OBJECTIVE: Quote every line as written. Omit pictures.

>> Begin SOURCE EXCERPT

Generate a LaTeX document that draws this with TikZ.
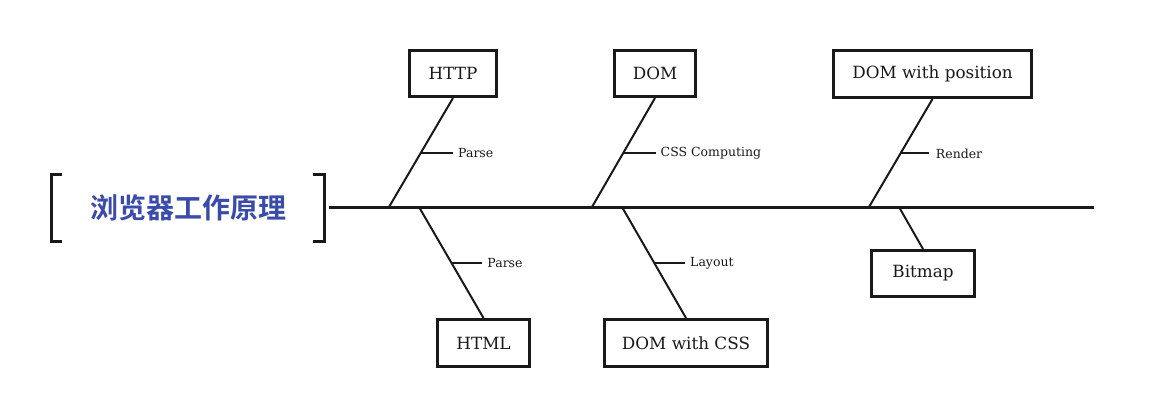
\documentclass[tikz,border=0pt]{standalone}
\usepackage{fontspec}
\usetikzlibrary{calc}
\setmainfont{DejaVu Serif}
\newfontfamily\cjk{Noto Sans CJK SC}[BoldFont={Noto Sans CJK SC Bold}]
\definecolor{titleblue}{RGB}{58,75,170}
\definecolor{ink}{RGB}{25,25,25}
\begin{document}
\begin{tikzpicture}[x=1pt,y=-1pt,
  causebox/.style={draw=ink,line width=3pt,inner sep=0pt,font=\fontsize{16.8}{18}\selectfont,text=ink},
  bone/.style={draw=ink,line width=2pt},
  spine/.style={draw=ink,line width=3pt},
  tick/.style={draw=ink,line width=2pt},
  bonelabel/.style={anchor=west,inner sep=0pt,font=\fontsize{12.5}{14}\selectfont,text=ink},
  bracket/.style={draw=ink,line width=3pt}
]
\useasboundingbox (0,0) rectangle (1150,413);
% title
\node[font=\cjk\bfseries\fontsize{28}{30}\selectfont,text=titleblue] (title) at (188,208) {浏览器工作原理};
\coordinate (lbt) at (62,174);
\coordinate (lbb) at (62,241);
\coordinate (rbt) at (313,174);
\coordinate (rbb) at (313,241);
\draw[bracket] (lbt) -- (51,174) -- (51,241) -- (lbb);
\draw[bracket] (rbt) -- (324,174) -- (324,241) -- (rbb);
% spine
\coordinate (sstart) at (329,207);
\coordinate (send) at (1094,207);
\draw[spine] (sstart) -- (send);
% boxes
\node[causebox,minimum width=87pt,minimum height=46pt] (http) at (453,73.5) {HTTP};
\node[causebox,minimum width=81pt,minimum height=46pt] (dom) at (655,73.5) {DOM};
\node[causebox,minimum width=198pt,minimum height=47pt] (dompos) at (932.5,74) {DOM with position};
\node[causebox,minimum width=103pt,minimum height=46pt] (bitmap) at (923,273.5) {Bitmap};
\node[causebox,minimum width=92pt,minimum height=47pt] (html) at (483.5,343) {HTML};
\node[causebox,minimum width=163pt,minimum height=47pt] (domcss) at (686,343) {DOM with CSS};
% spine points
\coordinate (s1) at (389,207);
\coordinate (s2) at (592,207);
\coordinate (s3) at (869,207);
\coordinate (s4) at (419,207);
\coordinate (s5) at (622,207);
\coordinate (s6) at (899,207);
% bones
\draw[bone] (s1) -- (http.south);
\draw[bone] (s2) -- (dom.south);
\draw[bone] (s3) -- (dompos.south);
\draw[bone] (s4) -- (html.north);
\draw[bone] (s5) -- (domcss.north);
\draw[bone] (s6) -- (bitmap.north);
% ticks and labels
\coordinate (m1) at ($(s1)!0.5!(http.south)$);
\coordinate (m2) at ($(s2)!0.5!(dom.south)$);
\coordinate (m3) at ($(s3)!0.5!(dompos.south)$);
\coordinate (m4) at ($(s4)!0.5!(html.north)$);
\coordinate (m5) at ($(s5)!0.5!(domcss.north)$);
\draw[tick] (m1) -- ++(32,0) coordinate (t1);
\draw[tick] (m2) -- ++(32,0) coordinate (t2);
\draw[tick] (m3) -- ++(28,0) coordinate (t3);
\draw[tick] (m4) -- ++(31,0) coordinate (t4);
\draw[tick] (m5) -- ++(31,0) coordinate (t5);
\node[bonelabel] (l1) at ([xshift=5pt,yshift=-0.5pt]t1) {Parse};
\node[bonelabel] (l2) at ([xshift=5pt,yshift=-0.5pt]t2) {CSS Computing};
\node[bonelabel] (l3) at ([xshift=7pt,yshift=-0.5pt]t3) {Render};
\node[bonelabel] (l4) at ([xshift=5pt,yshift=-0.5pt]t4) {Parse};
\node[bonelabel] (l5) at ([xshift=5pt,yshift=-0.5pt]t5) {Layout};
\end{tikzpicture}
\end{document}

>> End SOURCE EXCERPT

SOLUTION TO THE PROBLEM:
Generate a LaTeX document that draws this with TikZ.
\documentclass[tikz,border=0pt]{standalone}
\usepackage{fontspec}
\usetikzlibrary{calc}
\setmainfont{DejaVu Serif}
\newfontfamily\cjk{Noto Sans CJK SC}[BoldFont={Noto Sans CJK SC Bold}]
\definecolor{titleblue}{RGB}{58,75,170}
\definecolor{ink}{RGB}{25,25,25}
\begin{document}
\begin{tikzpicture}[x=1pt,y=-1pt,
  causebox/.style={draw=ink,line width=3pt,inner sep=0pt,font=\fontsize{16.8}{18}\selectfont,text=ink},
  bone/.style={draw=ink,line width=2pt},
  spine/.style={draw=ink,line width=3pt},
  tick/.style={draw=ink,line width=2pt},
  bonelabel/.style={anchor=west,inner sep=0pt,font=\fontsize{12.5}{14}\selectfont,text=ink},
  bracket/.style={draw=ink,line width=3pt}
]
\useasboundingbox (0,0) rectangle (1150,413);
% title
\node[font=\cjk\bfseries\fontsize{28}{30}\selectfont,text=titleblue] (title) at (188,208) {浏览器工作原理};
\coordinate (lbt) at (62,174);
\coordinate (lbb) at (62,241);
\coordinate (rbt) at (313,174);
\coordinate (rbb) at (313,241);
\draw[bracket] (lbt) -- (51,174) -- (51,241) -- (lbb);
\draw[bracket] (rbt) -- (324,174) -- (324,241) -- (rbb);
% spine
\coordinate (sstart) at (329,207);
\coordinate (send) at (1094,207);
\draw[spine] (sstart) -- (send);
% boxes
\node[causebox,minimum width=87pt,minimum height=46pt] (http) at (453,73.5) {HTTP};
\node[causebox,minimum width=81pt,minimum height=46pt] (dom) at (655,73.5) {DOM};
\node[causebox,minimum width=198pt,minimum height=47pt] (dompos) at (932.5,74) {DOM with position};
\node[causebox,minimum width=103pt,minimum height=46pt] (bitmap) at (923,273.5) {Bitmap};
\node[causebox,minimum width=92pt,minimum height=47pt] (html) at (483.5,343) {HTML};
\node[causebox,minimum width=163pt,minimum height=47pt] (domcss) at (686,343) {DOM with CSS};
% spine points
\coordinate (s1) at (389,207);
\coordinate (s2) at (592,207);
\coordinate (s3) at (869,207);
\coordinate (s4) at (419,207);
\coordinate (s5) at (622,207);
\coordinate (s6) at (899,207);
% bones
\draw[bone] (s1) -- (http.south);
\draw[bone] (s2) -- (dom.south);
\draw[bone] (s3) -- (dompos.south);
\draw[bone] (s4) -- (html.north);
\draw[bone] (s5) -- (domcss.north);
\draw[bone] (s6) -- (bitmap.north);
% ticks and labels
\coordinate (m1) at ($(s1)!0.5!(http.south)$);
\coordinate (m2) at ($(s2)!0.5!(dom.south)$);
\coordinate (m3) at ($(s3)!0.5!(dompos.south)$);
\coordinate (m4) at ($(s4)!0.5!(html.north)$);
\coordinate (m5) at ($(s5)!0.5!(domcss.north)$);
\draw[tick] (m1) -- ++(32,0) coordinate (t1);
\draw[tick] (m2) -- ++(32,0) coordinate (t2);
\draw[tick] (m3) -- ++(28,0) coordinate (t3);
\draw[tick] (m4) -- ++(31,0) coordinate (t4);
\draw[tick] (m5) -- ++(31,0) coordinate (t5);
\node[bonelabel] (l1) at ([xshift=5pt,yshift=-0.5pt]t1) {Parse};
\node[bonelabel] (l2) at ([xshift=5pt,yshift=-0.5pt]t2) {CSS Computing};
\node[bonelabel] (l3) at ([xshift=7pt,yshift=-0.5pt]t3) {Render};
\node[bonelabel] (l4) at ([xshift=5pt,yshift=-0.5pt]t4) {Parse};
\node[bonelabel] (l5) at ([xshift=5pt,yshift=-0.5pt]t5) {Layout};
\end{tikzpicture}
\end{document}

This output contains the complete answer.